Sadly, the majority of those who will see Greedy Lying Bastards are already aware of the messages it bears: that the fossil fuel combustion waste of post-industrial civilization has directly contributed to increasingly violent and erratic weather, that climate-change denial is funded by oil corporations who've bought off the necessary politicians and talking heads, and that it's easier to sell doubt than facts through a dumbed-down, soundbite-reliant media. But as an info doc that manages to almost entirely avoid the snarky pitfalls that have in the past worked against the intentions of similarly impassioned filmmakers, it's a notable effort and one that might even sway some of those inundated with the propaganda it effectively deconstructs if they could only be strapped down before it, Clockwork Orange-style.
What Craig Scott Rosebraugh's film lacks in originality (treading on the heels not only of the Oscar-nominated Chasing Ice, but the excellent The Island President, to say nothing of Spike Lee's recent HBO documentaries and the countless docs inspired by An Inconvenient Truth), it makes up for in comprehensiveness, effectively condensing several decades' worth of mounting political corruption into a coherent, linear narrative, backed up by data and molded into something that's blessedly far from the condescending gimmickry of Morgan Spurlock.

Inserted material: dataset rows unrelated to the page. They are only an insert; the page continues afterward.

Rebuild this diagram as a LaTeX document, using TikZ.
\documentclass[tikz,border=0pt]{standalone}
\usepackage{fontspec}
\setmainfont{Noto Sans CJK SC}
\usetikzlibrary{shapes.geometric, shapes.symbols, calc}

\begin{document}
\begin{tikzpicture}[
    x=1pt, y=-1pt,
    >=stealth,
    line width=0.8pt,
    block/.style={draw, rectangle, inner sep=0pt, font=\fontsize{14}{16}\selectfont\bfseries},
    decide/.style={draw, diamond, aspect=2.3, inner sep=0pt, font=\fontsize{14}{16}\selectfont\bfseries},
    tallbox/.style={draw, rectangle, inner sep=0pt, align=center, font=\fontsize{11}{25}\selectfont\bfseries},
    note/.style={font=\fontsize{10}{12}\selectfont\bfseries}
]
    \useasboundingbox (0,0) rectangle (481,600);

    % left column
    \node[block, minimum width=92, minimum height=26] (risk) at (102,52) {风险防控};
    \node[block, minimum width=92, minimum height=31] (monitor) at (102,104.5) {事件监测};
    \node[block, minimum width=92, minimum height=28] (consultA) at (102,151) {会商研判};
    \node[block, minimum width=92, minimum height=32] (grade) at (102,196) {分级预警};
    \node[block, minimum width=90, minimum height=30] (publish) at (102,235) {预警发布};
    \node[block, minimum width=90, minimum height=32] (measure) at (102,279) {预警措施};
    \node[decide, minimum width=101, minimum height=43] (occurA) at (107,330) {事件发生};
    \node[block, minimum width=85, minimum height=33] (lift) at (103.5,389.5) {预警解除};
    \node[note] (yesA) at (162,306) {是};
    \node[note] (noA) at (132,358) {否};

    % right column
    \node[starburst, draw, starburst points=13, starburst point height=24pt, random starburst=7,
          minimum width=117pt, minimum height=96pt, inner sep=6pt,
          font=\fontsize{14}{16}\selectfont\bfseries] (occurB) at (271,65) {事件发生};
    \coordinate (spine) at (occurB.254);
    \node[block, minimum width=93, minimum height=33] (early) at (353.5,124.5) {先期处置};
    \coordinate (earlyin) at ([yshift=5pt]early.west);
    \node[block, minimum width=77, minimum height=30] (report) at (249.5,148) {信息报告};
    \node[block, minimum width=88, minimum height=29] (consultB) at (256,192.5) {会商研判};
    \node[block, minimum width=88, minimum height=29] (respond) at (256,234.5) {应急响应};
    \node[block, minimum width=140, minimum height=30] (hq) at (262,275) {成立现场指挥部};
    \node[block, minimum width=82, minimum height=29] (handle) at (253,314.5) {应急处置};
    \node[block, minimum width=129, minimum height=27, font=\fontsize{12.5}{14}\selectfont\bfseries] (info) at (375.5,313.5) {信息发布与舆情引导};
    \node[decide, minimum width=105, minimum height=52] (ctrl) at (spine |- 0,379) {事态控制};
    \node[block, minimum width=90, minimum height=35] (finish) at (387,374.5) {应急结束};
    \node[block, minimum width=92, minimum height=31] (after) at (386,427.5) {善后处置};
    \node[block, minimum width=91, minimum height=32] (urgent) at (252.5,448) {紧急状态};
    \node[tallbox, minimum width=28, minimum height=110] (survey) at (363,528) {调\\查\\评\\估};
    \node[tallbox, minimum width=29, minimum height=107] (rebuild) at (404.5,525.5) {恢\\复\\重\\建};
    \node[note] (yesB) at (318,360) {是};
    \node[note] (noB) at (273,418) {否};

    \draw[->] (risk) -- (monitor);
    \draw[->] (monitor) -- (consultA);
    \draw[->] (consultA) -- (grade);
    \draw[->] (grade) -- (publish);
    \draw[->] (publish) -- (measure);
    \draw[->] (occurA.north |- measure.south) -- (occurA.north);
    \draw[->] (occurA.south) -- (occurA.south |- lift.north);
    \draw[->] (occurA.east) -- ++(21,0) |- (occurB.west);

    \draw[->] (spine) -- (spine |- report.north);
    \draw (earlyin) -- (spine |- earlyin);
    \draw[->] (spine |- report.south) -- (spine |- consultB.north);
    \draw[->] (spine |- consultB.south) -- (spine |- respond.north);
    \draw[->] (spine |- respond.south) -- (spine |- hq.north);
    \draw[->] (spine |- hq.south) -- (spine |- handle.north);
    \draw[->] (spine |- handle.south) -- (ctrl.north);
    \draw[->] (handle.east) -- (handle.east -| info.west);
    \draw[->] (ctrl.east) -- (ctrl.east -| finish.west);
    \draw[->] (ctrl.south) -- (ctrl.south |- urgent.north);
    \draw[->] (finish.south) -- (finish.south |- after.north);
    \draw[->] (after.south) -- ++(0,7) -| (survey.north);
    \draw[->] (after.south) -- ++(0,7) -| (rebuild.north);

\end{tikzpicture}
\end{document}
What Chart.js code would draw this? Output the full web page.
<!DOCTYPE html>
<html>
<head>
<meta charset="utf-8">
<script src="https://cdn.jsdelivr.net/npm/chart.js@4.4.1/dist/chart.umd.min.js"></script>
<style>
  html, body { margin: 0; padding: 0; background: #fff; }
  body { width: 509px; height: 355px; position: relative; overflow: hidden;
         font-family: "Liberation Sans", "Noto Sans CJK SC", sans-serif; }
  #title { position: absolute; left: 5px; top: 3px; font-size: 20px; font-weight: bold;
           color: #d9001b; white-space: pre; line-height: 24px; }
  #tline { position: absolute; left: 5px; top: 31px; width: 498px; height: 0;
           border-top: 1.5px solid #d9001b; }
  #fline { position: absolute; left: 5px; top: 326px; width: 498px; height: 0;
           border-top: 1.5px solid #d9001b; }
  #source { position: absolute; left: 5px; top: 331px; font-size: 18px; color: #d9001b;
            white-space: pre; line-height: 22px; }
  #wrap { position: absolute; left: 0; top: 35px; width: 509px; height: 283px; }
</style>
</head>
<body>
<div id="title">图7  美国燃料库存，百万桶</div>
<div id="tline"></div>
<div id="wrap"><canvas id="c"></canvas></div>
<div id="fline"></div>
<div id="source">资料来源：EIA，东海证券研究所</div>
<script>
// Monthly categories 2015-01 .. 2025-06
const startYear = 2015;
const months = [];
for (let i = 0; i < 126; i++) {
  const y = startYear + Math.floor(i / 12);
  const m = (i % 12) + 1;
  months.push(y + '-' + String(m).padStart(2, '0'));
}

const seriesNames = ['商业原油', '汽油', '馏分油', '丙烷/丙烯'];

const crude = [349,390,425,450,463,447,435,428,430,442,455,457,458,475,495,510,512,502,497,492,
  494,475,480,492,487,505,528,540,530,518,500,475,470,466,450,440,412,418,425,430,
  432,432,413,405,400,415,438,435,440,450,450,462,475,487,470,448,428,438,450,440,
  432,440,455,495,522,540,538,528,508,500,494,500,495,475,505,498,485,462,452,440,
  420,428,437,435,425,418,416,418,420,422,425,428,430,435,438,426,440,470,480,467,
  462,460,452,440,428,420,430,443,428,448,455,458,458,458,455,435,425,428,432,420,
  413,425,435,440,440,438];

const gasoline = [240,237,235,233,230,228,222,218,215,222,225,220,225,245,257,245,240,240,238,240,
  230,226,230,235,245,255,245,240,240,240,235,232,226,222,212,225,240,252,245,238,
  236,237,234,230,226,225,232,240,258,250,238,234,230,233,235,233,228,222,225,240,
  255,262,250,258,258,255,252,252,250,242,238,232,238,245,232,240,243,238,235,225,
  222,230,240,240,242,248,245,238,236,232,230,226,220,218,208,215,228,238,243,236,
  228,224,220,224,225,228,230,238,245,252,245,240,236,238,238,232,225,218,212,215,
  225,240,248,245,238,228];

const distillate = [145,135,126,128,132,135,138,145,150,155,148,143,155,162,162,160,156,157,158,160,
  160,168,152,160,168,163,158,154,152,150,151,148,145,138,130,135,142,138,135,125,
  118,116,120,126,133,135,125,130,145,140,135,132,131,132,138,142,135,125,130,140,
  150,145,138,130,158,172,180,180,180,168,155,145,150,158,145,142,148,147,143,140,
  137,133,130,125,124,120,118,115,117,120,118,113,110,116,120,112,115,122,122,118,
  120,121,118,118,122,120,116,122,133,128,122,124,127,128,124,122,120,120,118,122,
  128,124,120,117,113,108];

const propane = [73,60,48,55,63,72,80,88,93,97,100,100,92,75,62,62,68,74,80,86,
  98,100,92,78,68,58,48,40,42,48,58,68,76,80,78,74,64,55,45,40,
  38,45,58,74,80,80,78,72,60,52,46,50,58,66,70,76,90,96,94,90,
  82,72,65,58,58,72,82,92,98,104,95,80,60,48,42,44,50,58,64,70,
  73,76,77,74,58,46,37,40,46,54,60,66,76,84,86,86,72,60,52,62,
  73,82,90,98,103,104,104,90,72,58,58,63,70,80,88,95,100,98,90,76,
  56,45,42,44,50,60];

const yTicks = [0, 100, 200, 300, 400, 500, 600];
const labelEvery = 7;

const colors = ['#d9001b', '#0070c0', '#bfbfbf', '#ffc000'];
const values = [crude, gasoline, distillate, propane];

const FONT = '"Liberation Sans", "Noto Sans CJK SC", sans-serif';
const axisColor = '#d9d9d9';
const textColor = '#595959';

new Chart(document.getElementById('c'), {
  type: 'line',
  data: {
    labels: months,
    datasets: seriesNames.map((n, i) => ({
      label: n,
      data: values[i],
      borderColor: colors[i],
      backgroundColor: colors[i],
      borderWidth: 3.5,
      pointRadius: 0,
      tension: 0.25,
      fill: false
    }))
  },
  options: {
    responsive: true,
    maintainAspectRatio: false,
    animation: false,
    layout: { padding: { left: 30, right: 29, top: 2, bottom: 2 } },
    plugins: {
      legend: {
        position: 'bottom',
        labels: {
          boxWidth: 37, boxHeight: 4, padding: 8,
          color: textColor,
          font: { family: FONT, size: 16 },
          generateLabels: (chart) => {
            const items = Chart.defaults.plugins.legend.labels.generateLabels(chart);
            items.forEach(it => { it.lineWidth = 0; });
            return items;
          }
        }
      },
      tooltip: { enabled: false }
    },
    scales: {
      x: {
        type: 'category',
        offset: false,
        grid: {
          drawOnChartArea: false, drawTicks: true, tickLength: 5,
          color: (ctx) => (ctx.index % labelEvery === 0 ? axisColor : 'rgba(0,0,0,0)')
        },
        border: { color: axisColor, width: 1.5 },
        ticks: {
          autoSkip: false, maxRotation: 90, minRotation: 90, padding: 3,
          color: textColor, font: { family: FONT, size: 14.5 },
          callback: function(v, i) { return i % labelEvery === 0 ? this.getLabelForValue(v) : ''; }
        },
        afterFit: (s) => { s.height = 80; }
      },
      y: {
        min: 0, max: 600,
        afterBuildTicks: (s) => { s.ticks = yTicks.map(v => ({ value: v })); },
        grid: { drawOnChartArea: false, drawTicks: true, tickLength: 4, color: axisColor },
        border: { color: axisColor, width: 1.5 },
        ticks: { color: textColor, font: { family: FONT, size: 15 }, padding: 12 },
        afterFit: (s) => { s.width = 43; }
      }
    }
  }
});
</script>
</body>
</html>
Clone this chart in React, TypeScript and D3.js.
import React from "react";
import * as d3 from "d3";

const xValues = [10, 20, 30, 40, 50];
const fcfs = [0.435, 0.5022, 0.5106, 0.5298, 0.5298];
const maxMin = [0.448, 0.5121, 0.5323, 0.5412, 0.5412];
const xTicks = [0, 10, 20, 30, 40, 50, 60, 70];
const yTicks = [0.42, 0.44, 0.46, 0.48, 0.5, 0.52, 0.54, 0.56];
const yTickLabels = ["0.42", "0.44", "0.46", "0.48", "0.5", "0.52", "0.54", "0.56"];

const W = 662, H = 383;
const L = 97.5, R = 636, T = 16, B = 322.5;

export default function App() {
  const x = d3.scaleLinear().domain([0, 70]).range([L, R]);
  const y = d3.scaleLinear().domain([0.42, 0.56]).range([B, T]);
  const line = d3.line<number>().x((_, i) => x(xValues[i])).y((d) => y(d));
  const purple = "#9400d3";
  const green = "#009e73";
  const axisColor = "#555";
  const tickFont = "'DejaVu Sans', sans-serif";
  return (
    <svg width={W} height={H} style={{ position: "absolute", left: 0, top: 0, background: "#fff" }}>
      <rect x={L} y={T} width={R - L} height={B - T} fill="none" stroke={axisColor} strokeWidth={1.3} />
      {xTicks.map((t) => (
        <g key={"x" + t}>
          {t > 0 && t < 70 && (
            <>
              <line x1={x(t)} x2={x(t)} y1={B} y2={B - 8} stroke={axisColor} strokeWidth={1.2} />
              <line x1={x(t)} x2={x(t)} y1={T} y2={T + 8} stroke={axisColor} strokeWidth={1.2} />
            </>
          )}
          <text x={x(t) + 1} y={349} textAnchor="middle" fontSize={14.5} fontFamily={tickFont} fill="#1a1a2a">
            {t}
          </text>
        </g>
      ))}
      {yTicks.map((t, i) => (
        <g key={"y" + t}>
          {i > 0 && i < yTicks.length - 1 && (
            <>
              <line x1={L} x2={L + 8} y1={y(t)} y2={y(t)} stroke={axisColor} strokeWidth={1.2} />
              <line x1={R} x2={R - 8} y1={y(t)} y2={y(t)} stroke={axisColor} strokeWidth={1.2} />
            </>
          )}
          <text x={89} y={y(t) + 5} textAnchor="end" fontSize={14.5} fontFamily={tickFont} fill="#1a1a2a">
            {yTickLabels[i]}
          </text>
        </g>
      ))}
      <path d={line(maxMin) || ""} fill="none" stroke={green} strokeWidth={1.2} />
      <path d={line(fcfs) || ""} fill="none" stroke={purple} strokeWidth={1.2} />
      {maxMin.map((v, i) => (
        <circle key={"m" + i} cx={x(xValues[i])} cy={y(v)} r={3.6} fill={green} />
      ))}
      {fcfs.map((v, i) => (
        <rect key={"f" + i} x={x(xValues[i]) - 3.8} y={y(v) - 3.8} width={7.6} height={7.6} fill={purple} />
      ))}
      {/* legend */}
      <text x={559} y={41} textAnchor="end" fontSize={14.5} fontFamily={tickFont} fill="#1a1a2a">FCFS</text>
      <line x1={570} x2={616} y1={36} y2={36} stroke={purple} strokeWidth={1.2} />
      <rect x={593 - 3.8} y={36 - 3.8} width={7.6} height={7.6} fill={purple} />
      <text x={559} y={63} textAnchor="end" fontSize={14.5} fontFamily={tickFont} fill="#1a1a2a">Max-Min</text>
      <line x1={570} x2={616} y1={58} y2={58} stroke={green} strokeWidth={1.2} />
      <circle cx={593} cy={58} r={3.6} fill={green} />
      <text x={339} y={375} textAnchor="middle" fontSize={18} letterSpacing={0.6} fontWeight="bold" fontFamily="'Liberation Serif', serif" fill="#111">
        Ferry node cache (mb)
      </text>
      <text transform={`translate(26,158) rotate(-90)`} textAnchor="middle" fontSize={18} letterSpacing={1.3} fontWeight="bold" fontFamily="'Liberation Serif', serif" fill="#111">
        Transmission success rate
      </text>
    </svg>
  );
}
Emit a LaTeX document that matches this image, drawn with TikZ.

The wildfires that swept through Colorado Springs in June 2012—destroying over 350 homes—make for an effective jumping-off point, a natural repercussion to our environmental recklessness that's perhaps even more terrifying than hurricanes Katrina and Sandy, if only for the greater unpredictability of such devastating blazes.
Rosebraugh's thesis is a simple one, and one that should be obvious to anyone with eyes, ears, scientific curiosity, and an allergy to bullshit: Powerful corporations lobby to protect their short-term financial interests at the long-term expense of the environment—and pretty much everyone else. In a film with no shortage of evidence of corruption and hypocrisy, none zings more than when corporate puppet Mitt Romney pops up to announce that, unlike Barack Obama's efforts to lower climbing heat indexes and rising ocean levels, his promise "is to help you and your family." Cut to a home engulfed in a wildfire blaze, lost with it countless memories.
There are instances where Rosebraugh's righteousness gets the better of him, such as his surmising that the lobbyists and tycoons who don't return his calls are too busy with their plans for world domination, and one wishes that such simmering anger were either left out completely or embraced head-on, instead of shooting out sporadically, almost passive aggressively. Yet these minor warts practically disappear amid what's otherwise a carefully staged and level-headed attack on the likes of the Koch brothers and those they empower, culminating in Rosebraugh's infiltration of an Exxon Mobile shareholders meeting, where CEO Rex Tillerson admits to the likelihood of impending global danger only to pussyfoot around any acknowledgement of responsibility. Greedy Lying Bastards isn't great cinema, but it's effective activism.